For even though the EC Treaty allows for a European regulation of non-discrimination, the question of why the EU regulates age discrimination on the labour market at all is raised in all its seriousness. According to the principle of subsidiarity, the EU may take action only if it really has a better solution to a problem than the member states.

According to law as it exists, a basic criterion for such a situation is that the problem must concern an issue of transboundary impact. However, unlike the question of nationality, age discrimination does not have any transboundary relevance and can therefore be easily dealt with by the member states themselves. Yet, the court blithely ignored it.

At least the EU directive does declare unequal treatment on account of age as expressly admissible for the purpose of promoting employment in the member states, but even this did not concern the ECJ. Despite everything, it overthrew the German employment promotion measure.

Secondly, EU directives do not apply to member states directly, but first have to be transposed by the national legislature, which may resolve on the form and methods of the relevant measure independently. Germany had to transpose the aforementioned non-discrimination directive by 2 December 2006. Therefore, there was no obligation to transpose it. Moreover, the lowering of the age limit was due to expire anyway by 31 December 2006, in other words a few days after the expiry of the enforcement deadline. This was also ignored by the ECJ.

Thirdly, to justify its judgement, the ECJ resorted to a somewhat adventurous construction. The ECJ believed it had found a ban on age discrimination within the "constitutional traditions common to the Member States" and "various international treaties". So it was not actually the non-discrimination directive (as yet to be enforced) which caused the German reform provision to breach EU law, but a "general principle of community law".

However, this "general principle of community law" was a fabrication. In only two of the then 25 member states – namely Finland and Portugal – is there any reference to a ban on age discrimination, and in not one international treaty is there any mention at all of there being such a ban, contrary to the terse allegation of the ECJ. Consequently, it is not difficult to see why the ECJ dispensed with any degree of specification or any proof of its allegation. To put it bluntly, with this construction which the ECJ more or less pulled out of a hat, they were acting not as part of the judicial power but as the legislature.

Fourthly, in its judgement the ECJ ordered the German reform provision to remain "not applied" with immediate effect. In fact, it was declared null and void. This also constitutes a highly questionable paradigm shift. The EC Treaty stipulates that member states are not directly bound by EU directives. This means that it is not the EU directives but the national transposition laws that must first create rights and duties for citizens.

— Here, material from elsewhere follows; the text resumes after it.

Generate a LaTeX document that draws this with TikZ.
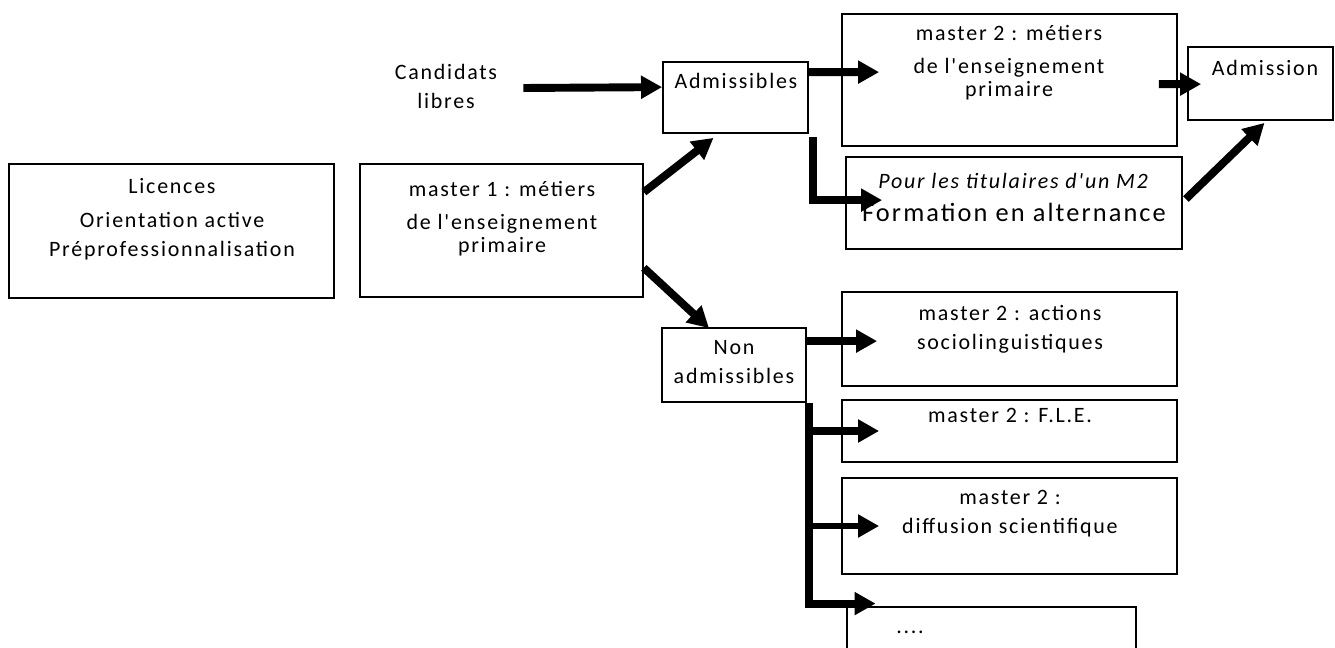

The ECJ used to respect this, too: If the national law of a member state was not compatible with an EU directive, the ECJ confined itself to pointing out the inconsistency. Although the member state concerned then had to revise its law, the former version (incompatible with EU law) remained in effect until that was done. Hence, citizens could rely on the binding effect of their national laws. This has now changed: As a consequence of the ECJ judgement, all temporary employment contracts concluded during the German labour market reform were converted into regular employment contracts overnight – resulting in the subsequent material damage incurred by the affected companies.

With these four dubieties, the "Mangold Judgement" provoked almost unanimous and massive criticism among legal experts.

He goes on to argue that there are a series of other cases where the ECJ has ignored, distorted or inverted the intentions of lawmakers.

One relates to a tobacco advertising ban passed by the EU in 2000. Because the EU as yet has not powers in this area it was passed under the internal market article, on the rather ropey reasoning that otherwise national ad bans would become an obstacle to the internal market. The German Government challenged this, pointing out in particular that it was peculiar, in that case, that it applied to local papers too.

Herzog notes: "The fact that local papers are hardly ever sold abroad and therefore an actual impediment does not exist was not considered by the ECJ. The vital German counter-argument that all tobacco ad bans hitherto existing in the member states expressly excluded foreign newspapers and thus could not impede the free sale of foreign newspapers containing tobacco ads was simply "turned upside down".

A second is the infamous ruling on environmental crimes, where the court invented a new right for the Commission to propose criminal laws in fields like the environment where it had competence. Herzog notes the ECJ's extraordinary reasoning: "As a general rule, neither criminal law nor the rules of criminal procedure fall within the Community's competence. However, the last-mentioned finding does not prevent the Community legislature from taking measures which relate to the criminal law of the member states that it considers necessary".

A third relates to a ruling in which the ECJ decided that non-discrimination provisions in a treaty between the EU and Tunisia could be used to challenge for right to remain, despite the fact that the Treaty in question simply rules this out.

He asks

What would happen in Germany if, for instance, the Federal Labour Court imposed such regulations upon the legislator? Yet, at the European level, such incapacitation of the "Masters of the Treaties" appears to go unresisted!

He calls on the court to overrule EU law:

the question the Federal Constitutional Court now has to answer regarding the Mangold Judgement is crucial: if decided in favour of the litigants, the ECJ would be restrained. This would also mean that the ECJ Judgement would not be applied in Germany so that the precedence of EU law over national law would be overturned. But this would be acceptable. Not only because the non-discrimination directive is now in force and thus the non-applicability of the ECJ Judgement would not entail any significant impacts on the legal unity in the EU, but even more because a judgement which dismissed a constitutional complaint would make it much more difficult, probably impossible, for the Federal Constitutional Court to control the ECJ in the future.

And failing that he also has a proposal for a new court to protect the rights of the member states from the EU:

The ECJ is not suitable as a guarantor of subsidiarity and a protector of the member states' interests. This is not surprising, as first of all, according to Articles 1 and 5 of the EU Treaty, the ECJ is obliged to participate in the "process of creating an ever closer union". Secondly, an EU-biased jurisdiction of the ECJ leads to the situation that the areas where the ECJ may judge are also growing, thereby displacing member states' courts, which means that the ECJ is constantly gaining influence. This general tendency is not modified by the occasional deliberately cautious ECJ judgements passed in order to serve as a sedative to the growing resentment of the member states. Against this background and in light of the achieved integration level in the EU, it is absolutely vital that an ECJ independent court for competence issues be set up.

It will be interesting to see what happens in the court case.